Proses Hukum yang Tidak Menyelesaikan Masalah
Beberapa kali mediasi dilakukan, termasuk pada tahun 2024, tetapi tidak ada penyelesaian yang diperoleh. Sawali mengatakan bahwa pihak keluarga Wajib telah mengajukan gugatan perdata ke Pengadilan Negeri Mungkid dan melapor ke Polresta Magelang. Namun, gugatan tersebut tidak dapat diproses karena dianggap bukan kewenangan pengadilan, sementara penyidikan di kepolisian dihentikan.
Kepala Desa Madyogondo, Syawal, menjelaskan bahwa berdasarkan rincik desa tahun 1959, tanah yang ditempati Wajib dan dua anaknya dimiliki Buang. Dengan acuan rincik desa tersebut, Syawal menyebutkan bahwa Wibowo mengajukan proses sertifikasi hak milik melalui program PTSL antara tahun 2018 hingga 2019. Menurut Syawal, pihak Wajib mengetahui proses sertifikasi tersebut, namun tidak pernah memberikan komplain selama proses berjalan.
Wibowo dan Syawal dilaporkan oleh pihak Wajib ke Polresta Magelang. Syawal dituduh melakukan penggelapan dalam sengketa tanah ini. Penyidikan kasus tersebut dihentikan pada Desember 2024 karena belum ditemukan adanya peristiwa pidana.

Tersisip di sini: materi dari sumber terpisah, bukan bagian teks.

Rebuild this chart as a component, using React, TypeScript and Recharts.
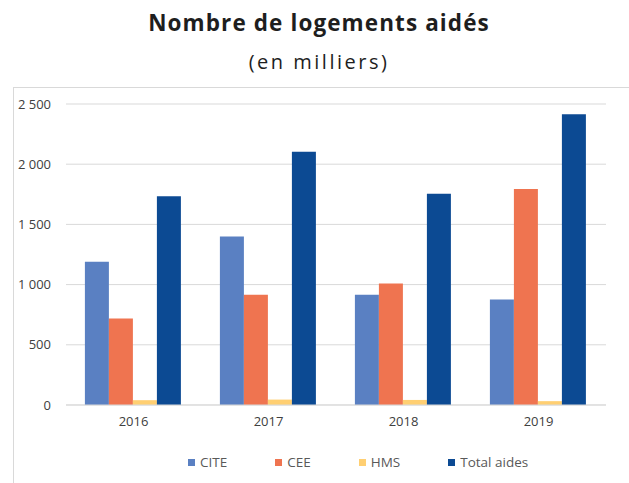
import React from "react";
import { BarChart, Bar, XAxis, YAxis, CartesianGrid, Legend } from "recharts";

const years = ["2016", "2017", "2018", "2019"];
const cite = [1190, 1400, 915, 877];
const cee = [718, 915, 1010, 1795];
const hms = [40, 45, 42, 32];
const totalAides = [1733, 2104, 1755, 2415];
const yTicks = [0, 500, 1000, 1500, 2000, 2500];

const seriesNames = ["CITE", "CEE", "HMS", "Total aides"];
const colors = ["#5A80C2", "#EF7450", "#FFCF72", "#0C4A93"];

const data = years.map((y, i) => ({
  year: y,
  CITE: cite[i],
  CEE: cee[i],
  HMS: hms[i],
  "Total aides": totalAides[i],
}));

const fmt = (v: number) => {
  const s = String(v);
  return s.length > 3 ? s.slice(0, s.length - 3) + " " + s.slice(s.length - 3) : s;
};

const LegendContent = (props: any) => {
  const payload = [...(props.payload || [])].sort(
    (a: any, b: any) => seriesNames.indexOf(a.value) - seriesNames.indexOf(b.value)
  );
  return (
    <div style={{ display: "flex", gap: 48, fontFamily: "Open Sans", fontSize: 13.5, color: "#595959" }}>
      {payload.map((p: any) => (
        <div key={p.value} style={{ display: "flex", alignItems: "center" }}>
          <span style={{ display: "inline-block", width: 7, height: 7, background: p.color, marginRight: 5 }} />
          <span>{p.value}</span>
        </div>
      ))}
    </div>
  );
};

export default function App() {
  return (
    <div style={{ position: "absolute", left: 0, top: 0, width: 629, height: 483, background: "#fff", overflow: "hidden" }}>
      <div style={{ position: "absolute", left: 0, top: 7, width: 638, textAlign: "center", fontFamily: "Open Sans", fontWeight: 700, fontSize: 22.5, letterSpacing: 1.1, color: "#1e1e1e" }}>
        Nombre de logements aidés
      </div>
      <div style={{ position: "absolute", left: 0, top: 48, width: 638, textAlign: "center", fontFamily: "Open Sans", fontSize: 20, letterSpacing: 2.5, color: "#1e1e1e" }}>
        (en milliers)
      </div>
      <div style={{ position: "absolute", left: 13, top: 87, width: 620, height: 400, borderTop: "1px solid #d9d9d9", borderLeft: "1px solid #d9d9d9" }} />
      <div style={{ position: "absolute", left: 0, top: 88 }}>
        <BarChart
          width={629}
          height={395}
          data={data}
          margin={{ top: 16, right: 23, left: 0, bottom: 12 }}
          barCategoryGap="14%"
          barGap={0}
        >
          <CartesianGrid vertical={false} stroke="#d9d9d9" />
          <XAxis
            dataKey="year"
            height={48}
            tickLine={false}
            tickSize={0}
            tickMargin={12}
            axisLine={{ stroke: "#d9d9d9" }}
            tick={{ fill: "#404040", fontSize: 13, fontFamily: "Open Sans" }}
          />
          <YAxis
            width={66}
            domain={[0, 2500]}
            ticks={yTicks}
            tickFormatter={fmt}
            axisLine={false}
            tickLine={false}
            tickSize={0}
            tickMargin={15}
            tick={{ fill: "#404040", fontSize: 13, fontFamily: "Open Sans" }}
          />
          <Legend
            verticalAlign="bottom"
            content={<LegendContent />}
            wrapperStyle={{ left: 188, width: "auto" }}
          />
          {seriesNames.map((n, i) => (
            <Bar key={n} dataKey={n} fill={colors[i]} isAnimationActive={false} />
          ))}
        </BarChart>
      </div>
    </div>
  );
}
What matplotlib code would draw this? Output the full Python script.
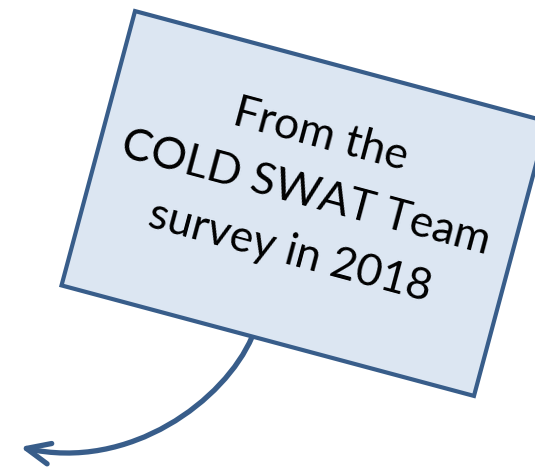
import numpy as np
import matplotlib
matplotlib.use("Agg")
import matplotlib.pyplot as plt
from matplotlib.patches import Polygon, FancyArrowPatch
from matplotlib.path import Path

# callout content
lines = ["From the", "COLD SWAT Team", "survey in 2018"]

# box placement (pixel space, y down)
box_center = (304.5, 203.5)
box_w, box_h = 427, 284
box_angle = 15  # degrees, clockwise on screen

edge_col = "#385D8A"
fill_col = "#DCE6F2"

# curved pointer from box bottom toward lower left
arrow_pts = [(252, 337), (225, 400), (130, 472), (20, 447)]

fig = plt.figure(figsize=(5.35, 4.69), dpi=100)
ax = fig.add_axes([0, 0, 1, 1])
ax.set_xlim(0, 535)
ax.set_ylim(469, 0)
ax.axis("off")

a = np.radians(box_angle)
u = np.array([np.cos(a), np.sin(a)])
v = np.array([-np.sin(a), np.cos(a)])
c = np.array(box_center)
corners = [c - box_w/2*u - box_h/2*v, c + box_w/2*u - box_h/2*v,
           c + box_w/2*u + box_h/2*v, c - box_w/2*u + box_h/2*v]
ax.add_patch(Polygon(corners, closed=True, facecolor=fill_col, edgecolor=edge_col,
                     linewidth=3, joinstyle="miter", zorder=2))

path = Path(arrow_pts, [Path.MOVETO, Path.CURVE4, Path.CURVE4, Path.CURVE4])
arr = FancyArrowPatch(path=path, arrowstyle="->,head_length=17,head_width=7.5",
                      color=edge_col, linewidth=3.8, capstyle="round", zorder=1)
ax.add_patch(arr)

ax.text(c[0] + 1, c[1] - 10, "\n".join(lines), rotation=-box_angle, rotation_mode="anchor",
        ha="center", va="center", multialignment="center", fontsize=32,
        family="Lato", linespacing=1.58, zorder=3)

fig.savefig("out.png", dpi=100)
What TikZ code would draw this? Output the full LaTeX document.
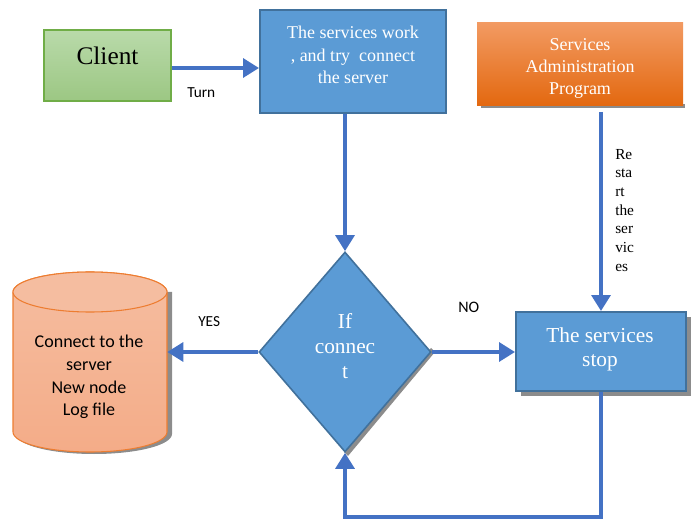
\documentclass[tikz,border=0pt]{standalone}
\usepackage{fontspec}
\setmainfont{Liberation Serif}
\newfontfamily\calib{Carlito}
\usetikzlibrary{shapes.geometric,arrows.meta}
\definecolor{boxblue}{HTML}{5B9BD5}
\definecolor{boxedge}{HTML}{41719C}
\definecolor{flow}{HTML}{4472C4}
\definecolor{gtop}{HTML}{B9DAAA}
\definecolor{gbot}{HTML}{9CC783}
\definecolor{gedge}{HTML}{70AD47}
\definecolor{otop}{HTML}{F29A62}
\definecolor{obot}{HTML}{E3680F}
\definecolor{salmon}{HTML}{F4AC88}
\definecolor{salmontop}{HTML}{F5BDA0}
\definecolor{salmonedge}{HTML}{ED7D31}
\definecolor{shade}{HTML}{8C8C8C}
\tikzset{
  flowline/.style={draw=flow, line width=3.6pt, -{Triangle[length=12pt,width=14pt]}},
  bluebox/.style={rectangle, fill=boxblue, draw=boxedge, line width=1.4pt, inner sep=0pt},
  boxtext/.style={text=white, align=center, inner sep=0pt},
  lbl/.style={font=\calib\fontsize{11.5}{13}\selectfont, inner sep=0pt},
  shadow/.style={fill=shade},
}
\begin{document}
\begin{tikzpicture}[x=0.75pt, y=-0.75pt]
\useasboundingbox (0,0) rectangle (693,520);

% shadows behind shapes
\fill[shadow] (481,104) rectangle (685,108);
\fill[shadow] (521,317) rectangle (691,396);
\fill[shadow] (435,352) -- (348,456) -- (344,452) -- (431,348) -- cycle;
\fill[shadow] (167,292) -- (172,292) -- (172,434)
  arc[start angle=0, end angle=180, x radius=78, y radius=20] -- cycle;

% client
\node[rectangle, top color=gtop, bottom color=gbot, draw=gedge, line width=0.8pt,
  minimum width=95.25pt, minimum height=53.25pt, inner sep=0pt] (client) at (107.5,65.5) {};
\node[anchor=base, inner sep=0pt, font=\fontsize{19}{22}\selectfont] (clienttext) at (107.5,65) {Client};

% services running
\node[bluebox, minimum width=139.5pt, minimum height=77.25pt] (work) at (353,61.5) {};
\node[boxtext, font=\fontsize{13.5}{17}\selectfont] (worktext) at (353,55)
  {The services work\\, and try\ \ connect\\the server};

% administration program
\node[rectangle, top color=otop, bottom color=obot, minimum width=154.5pt,
  minimum height=62.25pt, inner sep=0pt] (admin) at (580,64.5) {};
\node[boxtext, font=\fontsize{13.5}{16.5}\selectfont] (admintext) at (580,68)
  {Services\\Administration\\Program};

% decision
\node[diamond, fill=boxblue, draw=boxedge, line width=1.2pt, minimum width=129pt,
  minimum height=150pt, inner sep=0pt] (dia) at (345,352) {};
\node[boxtext, font=\fontsize{16}{19}\selectfont] (diatext) at (345,346) {If\\connec\\t};

% services stopped
\node[bluebox, minimum width=127.5pt, minimum height=59.25pt] (stop) at (601,351.5) {};
\node[boxtext, font=\fontsize{16}{18}\selectfont] (stoptext) at (600,349) {The services\\stop};

% database cylinder
\path[top color=salmontop, bottom color=salmon, draw=salmonedge, line width=0.8pt]
  (13,292) -- (13,432) arc[start angle=180, end angle=0, x radius=77, y radius=20]
  -- (167,292) arc[start angle=0, end angle=-180, x radius=77, y radius=20] -- cycle;
\draw[salmonedge, line width=0.8pt, fill=salmontop]
  (90,292) ellipse[x radius=77, y radius=20];
\node[rectangle, minimum width=115.5pt, minimum height=135pt, inner sep=0pt] (db) at (90,362) {};
\node[align=center, inner sep=0pt, font=\calib\fontsize{13.5}{17}\selectfont] (dbtext) at (89,377)
  {Connect to the\\server\\New node\\Log file};

% connectors
\draw[flowline] (client.east |- 0,68) -- (work.west |- 0,68);
\draw[flowline] (dia.north |- work.south) -- (dia.north);
\coordinate (admout) at (601,112);
\draw[flowline] (admout) -- (stop.north);
\draw[flowline] (dia.west) -- (dia.west -| db.east);
\draw[flowline] (dia.east) -- (stop.west |- dia.east);
\coordinate (loop) at (601,517);
\draw[flowline] (stop.south) -- (loop) -| (dia.south);

% connector labels
\node[lbl, anchor=west] (turn) at (187,93) {Turn};
\node[lbl, anchor=west] (yes) at (198,322) {YES};
\node[lbl, anchor=west, font=\calib\fontsize{12}{13}\selectfont] (no) at (458,307) {NO};
\node[anchor=north west, inner sep=0pt, align=left, font=\fontsize{11.5}{14}\selectfont] (restart) at (615,149)
  {Re\\sta\\rt\\the\\ser\\vic\\es};
\end{tikzpicture}
\end{document}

Harapan untuk Penyelesaian Secara Kekeluargaan
Kepala Badan Pertanahan Nasional Kabupaten Magelang, A Yani, belum memberikan pernyataan resmi terkait sengketa tanah antara Wajib dan Wibowo. Ia menyerahkan penyelesaian masalah kepada masing-masing pihak. “Jangan sampai BPN yang seolah-olah berpolemik dengan mereka. Jika diperlukan, kami akan sampaikan,” ujarnya.
aiotrade.app mencoba menghubungi Wibowo melalui nomor telepon yang diberikan, tetapi tidak berhasil terhubung. Nomor tersebut juga tidak bisa dihubungi melalui panggilan telepon.
Sawali Muhamat Al Rozin berharap sengketa kepemilikan tanah ini dapat diselesaikan secara kekeluargaan. Wajib, yang berada di sampingnya, juga berharap demikian. “Saya tunggu aslinya, ada iktikad baik atau tidak,” tutup Sawali.